Task brief → Scan the data. Collect each line that contains the word "this".
################
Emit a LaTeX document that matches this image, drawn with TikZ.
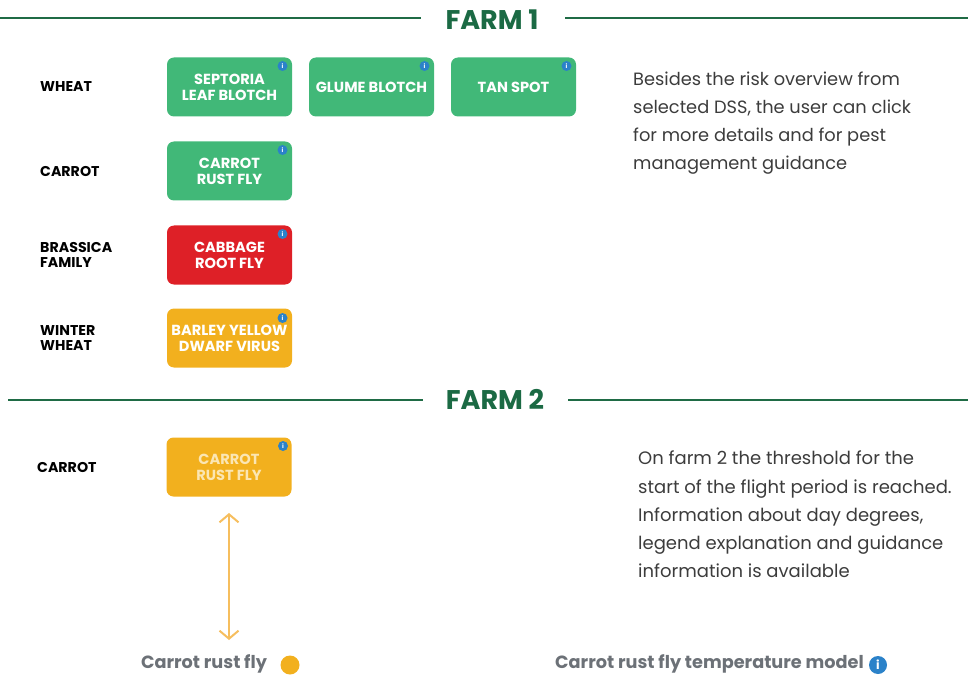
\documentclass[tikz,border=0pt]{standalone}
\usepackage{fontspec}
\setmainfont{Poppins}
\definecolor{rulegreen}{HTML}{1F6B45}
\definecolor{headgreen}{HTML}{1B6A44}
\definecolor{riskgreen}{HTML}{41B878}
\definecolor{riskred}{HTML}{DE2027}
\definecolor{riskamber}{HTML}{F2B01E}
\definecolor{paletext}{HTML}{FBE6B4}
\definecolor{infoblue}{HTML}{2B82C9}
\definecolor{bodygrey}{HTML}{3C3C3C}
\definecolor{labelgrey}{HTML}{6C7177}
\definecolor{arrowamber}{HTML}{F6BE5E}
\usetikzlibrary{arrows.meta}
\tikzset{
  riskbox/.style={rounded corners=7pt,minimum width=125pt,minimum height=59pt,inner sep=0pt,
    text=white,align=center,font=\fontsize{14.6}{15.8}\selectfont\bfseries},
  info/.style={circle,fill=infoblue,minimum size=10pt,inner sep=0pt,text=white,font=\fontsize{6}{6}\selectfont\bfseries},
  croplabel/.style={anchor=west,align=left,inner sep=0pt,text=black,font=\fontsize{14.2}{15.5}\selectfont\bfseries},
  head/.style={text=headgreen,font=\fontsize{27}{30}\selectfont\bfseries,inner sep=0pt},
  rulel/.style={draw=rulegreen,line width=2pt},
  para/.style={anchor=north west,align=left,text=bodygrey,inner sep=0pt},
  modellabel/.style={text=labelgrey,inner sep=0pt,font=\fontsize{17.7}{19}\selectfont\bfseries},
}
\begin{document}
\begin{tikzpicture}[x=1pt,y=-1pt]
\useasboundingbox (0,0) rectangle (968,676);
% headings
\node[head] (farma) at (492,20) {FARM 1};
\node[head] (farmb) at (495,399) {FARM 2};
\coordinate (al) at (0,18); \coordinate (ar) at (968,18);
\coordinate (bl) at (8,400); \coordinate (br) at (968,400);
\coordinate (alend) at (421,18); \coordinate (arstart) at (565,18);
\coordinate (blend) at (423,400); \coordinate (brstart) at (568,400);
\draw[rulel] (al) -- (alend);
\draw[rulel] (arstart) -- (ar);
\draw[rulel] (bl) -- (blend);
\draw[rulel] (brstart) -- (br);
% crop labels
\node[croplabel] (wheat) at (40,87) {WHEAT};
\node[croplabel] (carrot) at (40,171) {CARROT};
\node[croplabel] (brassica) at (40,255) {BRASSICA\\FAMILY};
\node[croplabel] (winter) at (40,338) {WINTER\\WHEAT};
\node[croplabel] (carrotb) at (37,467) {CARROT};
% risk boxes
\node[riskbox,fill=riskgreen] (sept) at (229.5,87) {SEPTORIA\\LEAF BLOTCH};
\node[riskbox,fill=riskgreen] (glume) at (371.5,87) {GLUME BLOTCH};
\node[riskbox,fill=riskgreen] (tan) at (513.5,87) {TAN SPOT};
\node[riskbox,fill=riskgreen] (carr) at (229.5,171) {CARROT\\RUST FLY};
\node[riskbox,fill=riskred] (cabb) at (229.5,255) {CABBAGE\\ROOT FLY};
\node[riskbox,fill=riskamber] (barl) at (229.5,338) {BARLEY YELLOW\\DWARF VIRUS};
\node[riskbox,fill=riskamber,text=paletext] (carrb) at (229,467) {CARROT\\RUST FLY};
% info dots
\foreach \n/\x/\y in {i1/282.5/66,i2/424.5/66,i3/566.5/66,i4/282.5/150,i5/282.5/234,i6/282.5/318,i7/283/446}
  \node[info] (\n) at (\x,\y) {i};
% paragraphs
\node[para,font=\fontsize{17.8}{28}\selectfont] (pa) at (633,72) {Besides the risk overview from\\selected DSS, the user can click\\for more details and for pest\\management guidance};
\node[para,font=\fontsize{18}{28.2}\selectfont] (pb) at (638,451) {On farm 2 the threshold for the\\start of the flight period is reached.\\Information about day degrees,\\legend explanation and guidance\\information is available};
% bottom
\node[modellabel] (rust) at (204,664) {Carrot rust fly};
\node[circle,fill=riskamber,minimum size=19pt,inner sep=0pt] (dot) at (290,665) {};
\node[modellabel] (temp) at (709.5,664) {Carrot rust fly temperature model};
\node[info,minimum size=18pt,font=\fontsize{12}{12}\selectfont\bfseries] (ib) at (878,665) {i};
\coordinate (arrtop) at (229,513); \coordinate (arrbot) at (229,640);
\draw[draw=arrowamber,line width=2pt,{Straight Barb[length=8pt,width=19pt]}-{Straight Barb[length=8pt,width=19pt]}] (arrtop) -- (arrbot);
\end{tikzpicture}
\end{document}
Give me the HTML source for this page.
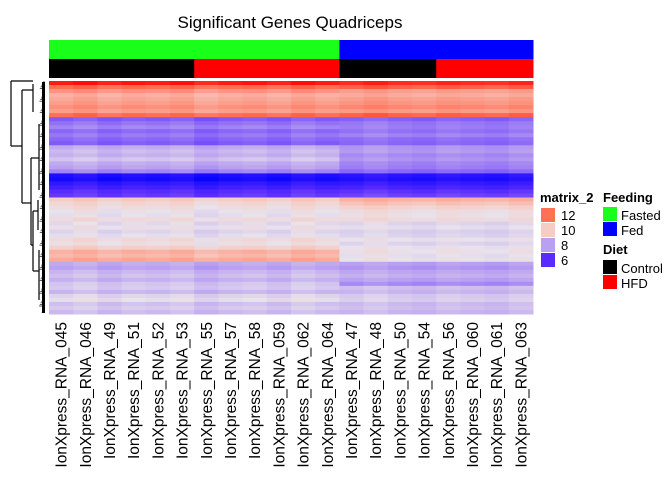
################
Written solution →
Emit a LaTeX document that matches this image, drawn with TikZ.
Give me the HTML source for this page.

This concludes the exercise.